7.5.5 Exponential Family of Distributions
The exponential family is a set of distributions whose probability mass or density functions can be expressed as either \[ f_X(x \vert \theta) = a(\theta) b(x) \exp[ c(\theta) t(x) ] \] or \[ f_X(x \vert \theta) = b(x) \exp[ c(\theta) t(x) - d(\theta)] \,. \] These two forms are equivalent, with \(a(\theta) = \exp[-d(\theta)]\). Note that the domain of \(f_X(x \vert \theta)\) cannot depend on \(\theta\), meaning that distributions like the uniform and Pareto cannot be members of the exponential family even if their density functions could be expressed in the form above.
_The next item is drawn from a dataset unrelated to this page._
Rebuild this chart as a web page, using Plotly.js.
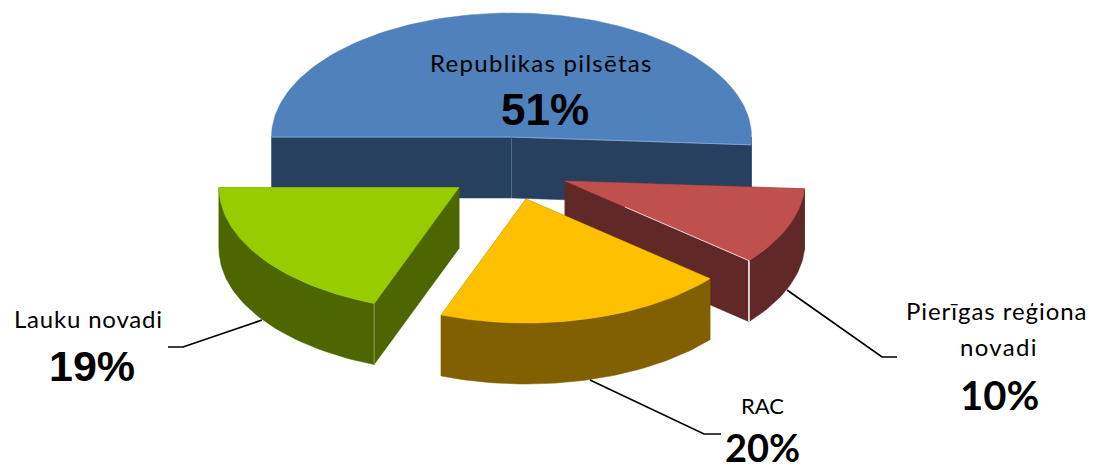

There are many concepts related to the exponential family that are beyond the scope of this book. The one factoid that we will note here is that sufficient statistics for the parameter \(\theta\) can be read directly off a distribution’s exponential family form. Assuming we have \(n\) iid random variables, we can write the likelihood and factorize it, and isolate the sufficient statistic: \[\begin{align*} \mathcal{L}(\theta \vert \mathbf{x}) &= \prod_{i=1}^n f_X(x_i \vert \theta) \\ &= \underbrace{[a(\theta)]^n \exp\left[ \sum_{i=1}^n c(\theta) t(x_i) \right]}_{g(\theta,u)} \underbrace{\left( \prod_{i=1}^n b(x_i) \right)}_{h(\mathbf{x})} \,. \end{align*}\] The sufficient statistic is thus \[ U = \sum_{i=1}^n t(X_i) \,. \]
As an example, what is the sufficient statistic for the mean of an exponential distribution? The exponential pdf is \((1/\beta)\exp(-x/\beta)\) for \(\beta > 0\) and \(x \geq 0\). If we use the first exponential family form above, we can read off that \[ a(\beta) = \frac{1}{\beta} ~~ b(x) = 1 ~~ c(\beta) = -\frac{1}{\beta} ~~ t(x) = x \,. \] Thus, assuming we have an iid sample of size \(n\), the sufficient statistic would be \(U = \sum_{i=1}^n t(X_i) = \sum_{i=1}^n X_i\).